Terminei 2015 me perguntando qual o jeito menos doloroso de lidar com tamanhas desditas: como o incrédulo que rejeita ver nexo no acidental, como o crente que se alimenta de sinais ou como o anfíbio que trafega entre o aleatório e o alegórico? Confesso que não encontrei resposta adequada. Todas me soaram incapazes de amainar nossas dores.

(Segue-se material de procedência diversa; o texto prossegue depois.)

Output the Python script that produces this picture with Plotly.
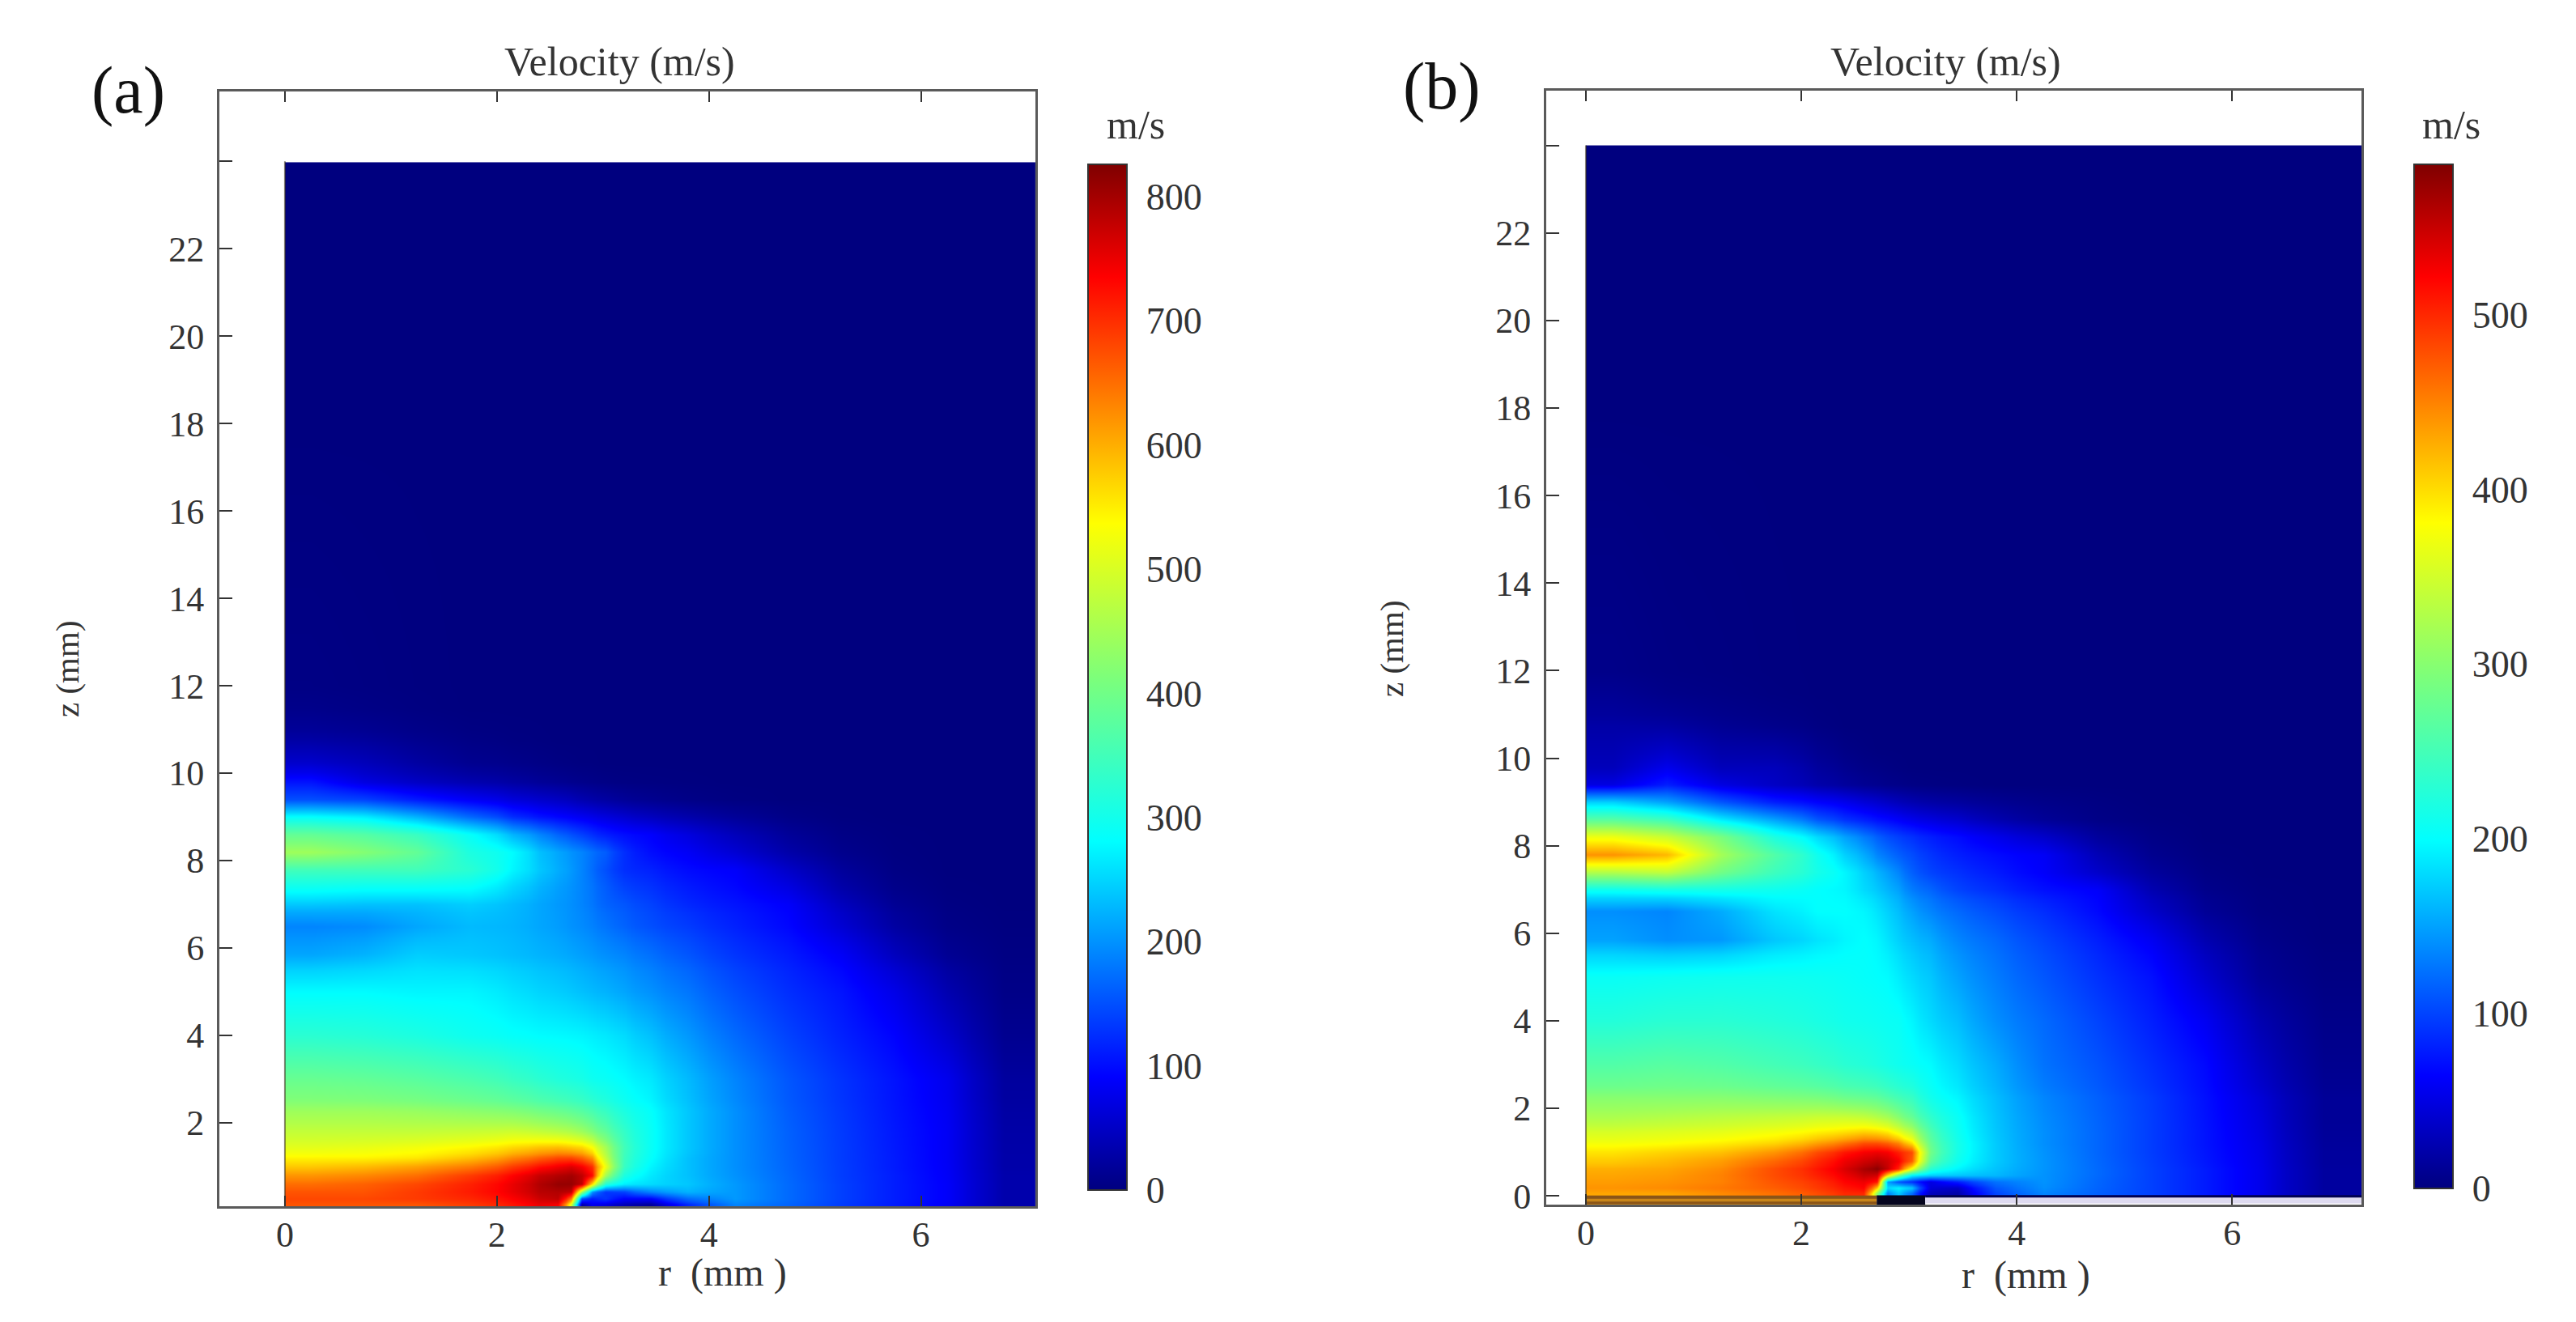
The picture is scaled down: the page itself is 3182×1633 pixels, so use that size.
import plotly.graph_objects as go

W, H = 3182, 1633

# Cell edges of the velocity maps (mm)
r_edges_a = [0, .5, 1, 1.5, 2, 2.3, 2.5, 2.65, 2.75, 2.85, 2.95, 3.1, 3.3, 3.6, 4, 4.5, 5, 5.5, 6, 6.5, 7.08]
r_edges_b = [0, .5, 1, 1.5, 2, 2.3, 2.5, 2.65, 2.75, 2.85, 2.95, 3.1, 3.3, 3.6, 4, 4.5, 5, 5.5, 6, 6.5, 7.2]
z_edges_a = [.09, .2, .35, .5, .7, .9, 1.1, 1.3, 1.6, 2, 2.5, 3.5, 4.5, 5.5, 6.2, 6.8, 7.2, 7.6, 8, 8.4, 8.8, 9.2, 9.6, 10, 10.5, 11, 12, 23.98]
z_edges_b = [0, .12, .25, .4, .55, .7, .9, 1.1, 1.3, 1.6, 2, 2.5, 3.5, 4.5, 5.5, 6.2, 6.8, 7.2, 7.6, 8, 8.4, 8.8, 9.2, 9.6, 10, 10.5, 11, 12, 24]

# Velocity (m/s), bottom row first
speed_a = [
    [670, 670, 670, 690, 720, 750, 740, 500, 30, 80, 70, 40, 20, 120, 190, 165, 135, 110, 85, 32],
    [680, 680, 690, 705, 735, 770, 780, 640, 150, 110, 130, 90, 90, 170, 205, 170, 138, 112, 88, 32],
    [670, 670, 690, 715, 750, 785, 790, 780, 450, 200, 130, 140, 190, 225, 205, 170, 138, 112, 88, 32],
    [650, 660, 680, 710, 750, 790, 810, 810, 780, 560, 320, 270, 255, 240, 205, 170, 138, 112, 88, 32],
    [620, 630, 650, 690, 735, 775, 790, 800, 780, 730, 450, 310, 265, 235, 200, 168, 136, 112, 86, 32],
    [580, 590, 610, 640, 690, 725, 745, 760, 740, 700, 520, 340, 275, 235, 198, 166, 136, 110, 85, 30],
    [545, 545, 555, 585, 630, 660, 680, 680, 660, 620, 480, 345, 285, 235, 198, 165, 135, 110, 84, 30],
    [510, 515, 525, 540, 565, 580, 585, 575, 565, 530, 450, 350, 290, 240, 198, 164, 135, 109, 84, 29],
    [480, 480, 480, 485, 490, 480, 470, 460, 445, 420, 385, 335, 290, 240, 198, 163, 134, 108, 84, 28],
    [445, 445, 440, 430, 420, 405, 395, 385, 375, 360, 340, 310, 285, 240, 198, 160, 132, 106, 82, 26],
    [390, 385, 375, 360, 340, 325, 315, 310, 305, 295, 290, 280, 265, 230, 190, 155, 128, 104, 78, 22],
    [325, 320, 310, 295, 285, 280, 278, 276, 274, 270, 265, 255, 235, 205, 170, 140, 115, 92, 55, 12],
    [280, 280, 275, 275, 260, 250, 245, 240, 235, 230, 225, 215, 200, 180, 150, 125, 105, 75, 35, 6],
    [215, 225, 245, 240, 232, 225, 220, 215, 210, 205, 198, 190, 175, 155, 130, 110, 85, 45, 15, 3],
    [190, 195, 215, 230, 225, 215, 208, 200, 195, 188, 178, 165, 150, 135, 115, 95, 60, 25, 6, 1],
    [240, 235, 235, 245, 230, 215, 205, 198, 190, 180, 165, 155, 140, 120, 105, 88, 45, 15, 3, 0],
    [295, 290, 290, 285, 250, 225, 210, 200, 190, 178, 160, 140, 128, 110, 95, 70, 30, 8, 1, 0],
    [350, 350, 350, 325, 275, 240, 220, 205, 190, 172, 150, 125, 115, 98, 88, 52, 20, 4, 0, 0],
    [445, 420, 385, 310, 280, 235, 215, 200, 190, 175, 160, 125, 100, 85, 60, 30, 10, 2, 0, 0],
    [385, 370, 340, 285, 225, 190, 165, 150, 138, 125, 112, 100, 90, 68, 42, 18, 5, 1, 0, 0],
    [285, 270, 225, 170, 125, 105, 95, 88, 82, 76, 68, 58, 46, 32, 18, 6, 1, 0, 0, 0],
    [150, 140, 110, 85, 65, 55, 48, 42, 35, 30, 25, 18, 12, 6, 2, 0, 0, 0, 0, 0],
    [105, 70, 50, 35, 25, 18, 14, 11, 9, 7, 5, 3, 2, 1, 0, 0, 0, 0, 0, 0],
    [55, 42, 25, 12, 8, 5, 3, 2, 1, 1, 0, 0, 0, 0, 0, 0, 0, 0, 0, 0],
    [28, 22, 12, 5, 2, 1, 0, 0, 0, 0, 0, 0, 0, 0, 0, 0, 0, 0, 0, 0],
    [8, 5, 2, 0, 0, 0, 0, 0, 0, 0, 0, 0, 0, 0, 0, 0, 0, 0, 0, 0],
    [0, 0, 0, 0, 0, 0, 0, 0, 0, 0, 0, 0, 0, 0, 0, 0, 0, 0, 0, 0],
]
speed_b = [
    [430, 430, 445, 460, 480, 500, 500, 300, 130, 170, 120, 30, 20, 100, 135, 115, 98, 78, 55, 16],
    [440, 445, 455, 470, 490, 510, 520, 410, 180, 195, 170, 45, 35, 110, 140, 117, 98, 78, 55, 16],
    [435, 440, 450, 475, 495, 520, 530, 510, 150, 110, 90, 50, 80, 125, 142, 118, 98, 78, 55, 16],
    [430, 435, 450, 480, 505, 530, 550, 545, 400, 290, 195, 175, 170, 162, 142, 120, 98, 78, 55, 16],
    [425, 430, 445, 480, 510, 540, 565, 580, 550, 500, 370, 230, 195, 168, 143, 120, 98, 78, 55, 16],
    [410, 420, 435, 465, 500, 530, 545, 555, 545, 525, 470, 270, 210, 172, 143, 119, 97, 76, 54, 15],
    [395, 405, 415, 440, 480, 510, 525, 530, 525, 505, 480, 285, 215, 172, 142, 118, 96, 75, 53, 15],
    [375, 380, 390, 405, 435, 460, 480, 480, 470, 450, 400, 275, 215, 172, 140, 118, 96, 74, 52, 14],
    [355, 360, 365, 375, 390, 400, 410, 405, 395, 370, 335, 260, 210, 170, 140, 118, 96, 74, 50, 13],
    [325, 330, 335, 340, 345, 345, 340, 330, 320, 300, 275, 235, 205, 168, 138, 117, 96, 73, 48, 12],
    [300, 300, 300, 295, 290, 280, 275, 270, 260, 250, 240, 212, 195, 165, 135, 115, 95, 72, 45, 12],
    [260, 265, 260, 250, 240, 230, 225, 220, 215, 210, 205, 198, 180, 155, 125, 108, 88, 68, 35, 8],
    [225, 230, 230, 225, 218, 212, 210, 208, 206, 205, 195, 180, 165, 140, 120, 100, 80, 58, 25, 5],
    [205, 208, 210, 210, 208, 205, 202, 200, 198, 190, 180, 170, 150, 130, 110, 90, 72, 40, 12, 2],
    [150, 140, 145, 170, 185, 195, 200, 195, 185, 175, 165, 155, 135, 120, 100, 80, 58, 25, 6, 0],
    [140, 135, 155, 185, 200, 200, 195, 185, 175, 165, 150, 135, 120, 105, 88, 68, 38, 12, 2, 0],
    [210, 215, 215, 210, 200, 195, 180, 170, 160, 150, 130, 118, 100, 88, 72, 62, 25, 6, 1, 0],
    [330, 340, 285, 245, 215, 195, 175, 160, 148, 135, 115, 100, 90, 78, 62, 38, 15, 3, 0, 0],
    [440, 420, 320, 260, 210, 175, 155, 135, 125, 115, 105, 92, 80, 70, 60, 28, 8, 1, 0, 0],
    [370, 345, 290, 220, 180, 150, 130, 115, 105, 98, 90, 80, 70, 55, 38, 15, 4, 0, 0, 0],
    [265, 245, 190, 150, 110, 90, 80, 72, 68, 62, 55, 48, 40, 25, 12, 4, 1, 0, 0, 0],
    [175, 150, 110, 80, 65, 55, 45, 40, 35, 30, 25, 20, 16, 10, 5, 2, 0, 0, 0, 0],
    [50, 80, 50, 35, 22, 15, 10, 8, 6, 5, 3, 2, 1, 0, 0, 0, 0, 0, 0, 0],
    [30, 55, 30, 30, 15, 8, 4, 3, 2, 1, 0, 0, 0, 0, 0, 0, 0, 0, 0, 0],
    [25, 35, 20, 18, 8, 3, 1, 0, 0, 0, 0, 0, 0, 0, 0, 0, 0, 0, 0, 0],
    [20, 18, 10, 6, 2, 0, 0, 0, 0, 0, 0, 0, 0, 0, 0, 0, 0, 0, 0, 0],
    [10, 5, 3, 1, 0, 0, 0, 0, 0, 0, 0, 0, 0, 0, 0, 0, 0, 0, 0, 0],
    [0, 0, 0, 0, 0, 0, 0, 0, 0, 0, 0, 0, 0, 0, 0, 0, 0, 0, 0, 0],
]

# Ticks
r_ticks = [0, 2, 4, 6]
z_ticks_a = [2, 4, 6, 8, 10, 12, 14, 16, 18, 20, 22, 24]
z_labels_a = ["2", "4", "6", "8", "10", "12", "14", "16", "18", "20", "22", ""]
z_ticks_b = [0, 2, 4, 6, 8, 10, 12, 14, 16, 18, 20, 22, 24]
z_labels_b = ["0", "2", "4", "6", "8", "10", "12", "14", "16", "18", "20", "22", ""]
bar_ticks_a = [0, 100, 200, 300, 400, 500, 600, 700, 800]
bar_ticks_b = [0, 100, 200, 300, 400, 500]
zmax_a = 826
zmax_b = 586

# Matlab style jet
jet = [[0, "#00007f"], [.11, "#0000ff"], [.34, "#00ffff"], [.5, "#7dff7a"],
       [.65, "#ffff00"], [.89, "#ff0000"], [1, "#7f0000"]]

SERIF = "Liberation Serif"
INK = "#333333"
LINE = "#5a5a5a"


def px(x):
    return x / W


def py(y):
    return 1 - y / H


fig = go.Figure()


def add_panel(n, r_edges, z_edges, speed, zmax, bar_ticks, bar_x, bar_top, bar_bot):
    suffix = "" if n == 1 else "2"
    fig.add_trace(go.Heatmap(
        x=r_edges, y=z_edges, z=speed, zmin=0, zmax=zmax, zsmooth="best",
        colorscale=jet, xaxis="x" + suffix, yaxis="y" + suffix,
        hoverinfo="skip",
        colorbar=dict(
            x=px(bar_x), xanchor="left", y=py(bar_top), yanchor="top",
            lenmode="pixels", len=bar_bot - bar_top,
            thicknessmode="pixels", thickness=48, xpad=0, ypad=0,
            outlinecolor=INK, outlinewidth=2,
            tickvals=bar_ticks, ticks="outside", ticklen=14,
            tickcolor="rgba(0,0,0,0)",
            tickfont=dict(family=SERIF, size=46, color=INK),
        ),
    ))


add_panel(1, r_edges_a, z_edges_a, speed_a, zmax_a, bar_ticks_a, 1344, 203, 1470)
add_panel(2, r_edges_b, z_edges_b, speed_b, zmax_b, bar_ticks_b, 2982, 203, 1468)

# dark edge at r=0
fig.add_trace(go.Scatter(x=[0, 0], y=[.09, 24], mode="lines", xaxis="x", yaxis="y",
                         line=dict(color="rgba(60,50,30,.6)", width=2),
                         hoverinfo="skip", showlegend=False))
fig.add_trace(go.Scatter(x=[0, 0], y=[0, 24], mode="lines", xaxis="x2", yaxis="y2",
                         line=dict(color="rgba(60,50,30,.6)", width=2),
                         hoverinfo="skip", showlegend=False))

# strip under the map in (b)
strips = [
    ([0, 2.7], -.1, "#c8861a", 11),
    ([0, 2.7], -.03, "#8a5518", 4),
    ([0, 2.7], -.16, "#8a5518", 3),
    ([2.7, 3.15], -.1, "#05051e", 12),
    ([3.15, 7.2], -.1, "#dedaf0", 8),
    ([3.15, 7.2], -.01, "#000050", 3),
]
for xs, level, col, wid in strips:
    fig.add_trace(go.Scatter(x=xs, y=[level, level], mode="lines", xaxis="x2", yaxis="y2",
                             line=dict(color=col, width=wid),
                             hoverinfo="skip", showlegend=False))

xcommon = dict(showgrid=False, zeroline=False, showline=True, linecolor=LINE, linewidth=3,
               mirror="ticks", ticks="inside", ticklen=13, tickwidth=2, tickcolor=INK,
               tickvals=r_ticks, ticklabelstandoff=-6,
               tickfont=dict(family=SERIF, size=44, color=INK))
ycommon = dict(showgrid=False, zeroline=False, showline=True, linecolor=LINE, linewidth=3,
               mirror=True, ticks="inside", ticklen=16, tickwidth=2, tickcolor=INK,
               ticklabelstandoff=7,
               tickfont=dict(family=SERIF, size=44, color=INK))

fig.update_layout(
    width=W, height=H, autosize=False,
    margin=dict(l=0, r=0, t=0, b=0, autoexpand=False),
    paper_bgcolor="white", plot_bgcolor="white", showlegend=False,
    xaxis=dict(domain=[px(271), px(1279)], range=[-.618, 7.08], **xcommon),
    yaxis=dict(domain=[py(1490), py(113)], range=[.09, 25.6],
               tickvals=z_ticks_a, ticktext=z_labels_a, **ycommon),
    xaxis2=dict(domain=[px(1910), px(2917)], range=[-.368, 7.2], anchor="y2", **xcommon),
    yaxis2=dict(domain=[py(1488), py(112)], range=[-.2, 25.25], anchor="x2",
                tickvals=z_ticks_b, ticktext=z_labels_b, **ycommon),
)

labels = [
    ("(a)", 158, 112, 82, 0),
    ("(b)", 1781, 106, 82, 0),
    ("Velocity (m/s)", 765, 76, 50, 0),
    ("Velocity (m/s)", 2403, 76, 50, 0),
    ("m/s", 1403, 154, 50, 0),
    ("m/s", 3028, 154, 50, 0),
    ("r\u00a0\u00a0(mm\u00a0)", 892, 1572, 48, 0),
    ("r\u00a0\u00a0(mm\u00a0)", 2502, 1575, 48, 0),
    ("z (mm)", 83, 826, 41, -90),
    ("z (mm)", 1719, 801, 41, -90),
]
for text, x, y, size, angle in labels:
    fig.add_annotation(text=text, x=px(x), y=py(y), xref="paper", yref="paper",
                       xanchor="center", yanchor="middle", showarrow=False, textangle=angle,
                       font=dict(family=SERIF, size=size, color=INK if size < 60 else "#111111"))

fig.write_html("out.html", config={"displayModeBar": False},
               post_script="document.body.style.margin='0';")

Na semana passada, assim que os arautos do Facebook trombetearam a morte de David Bowie, a indagação voltou a me atormentar. E, outra vez, não consegui respondê-la. Estranhamente, atravessei o começo de janeiro ouvindo Space Oddity sem parar. Fazia séculos que não botava a canção para tocar. Bowie a lançou em julho de 1969 e rapidamente conquistou o aval entusiasmado do público. Eu, porém, só a descobri nos anos 80 por influência de uma professora feminista que venerava o pop star britânico (“o único cara com quem toparia me casar”). Inspirada em 2001 – Uma Odisseia no Espaço, lendário filme de Stanley Kubrick, a música conta a história de um astronauta, Major Tom, que se perde durante uma missão interestelar e não retorna mais à Terra. Embora se reconheça numa enrascada, o personagem – alter ego do próprio Bowie – mantém a calma e revela-se conformado (“Planet Earth is blue and there’s nothing I can do”).
Não tenho ideia dos motivos que me fizeram inaugurar 2016 com Space Oddity. Quem sabe estivesse me sentindo tão à deriva quanto Major Tom. O fato é que, entre 2 e 10 de janeiro, escutei a etérea composição obsessivamente, como uma criança que não se cansa de apreciar o mesmo desenho animado. Ora sussurrava cada verso da letra, ora os berrava à medida que imaginava diversos formatos para a nave retrofuturista em que o astronauta viajou pela última vez. No dia 11, mal recebi as primeiras informações sobre o falecimento de Bowie, percebi que cantara a partida definitiva dele sem suspeitar que a cantava. De novo, as palavras adquiriram uma espantosa e doída concretude. Can you tell me why, Major Tom?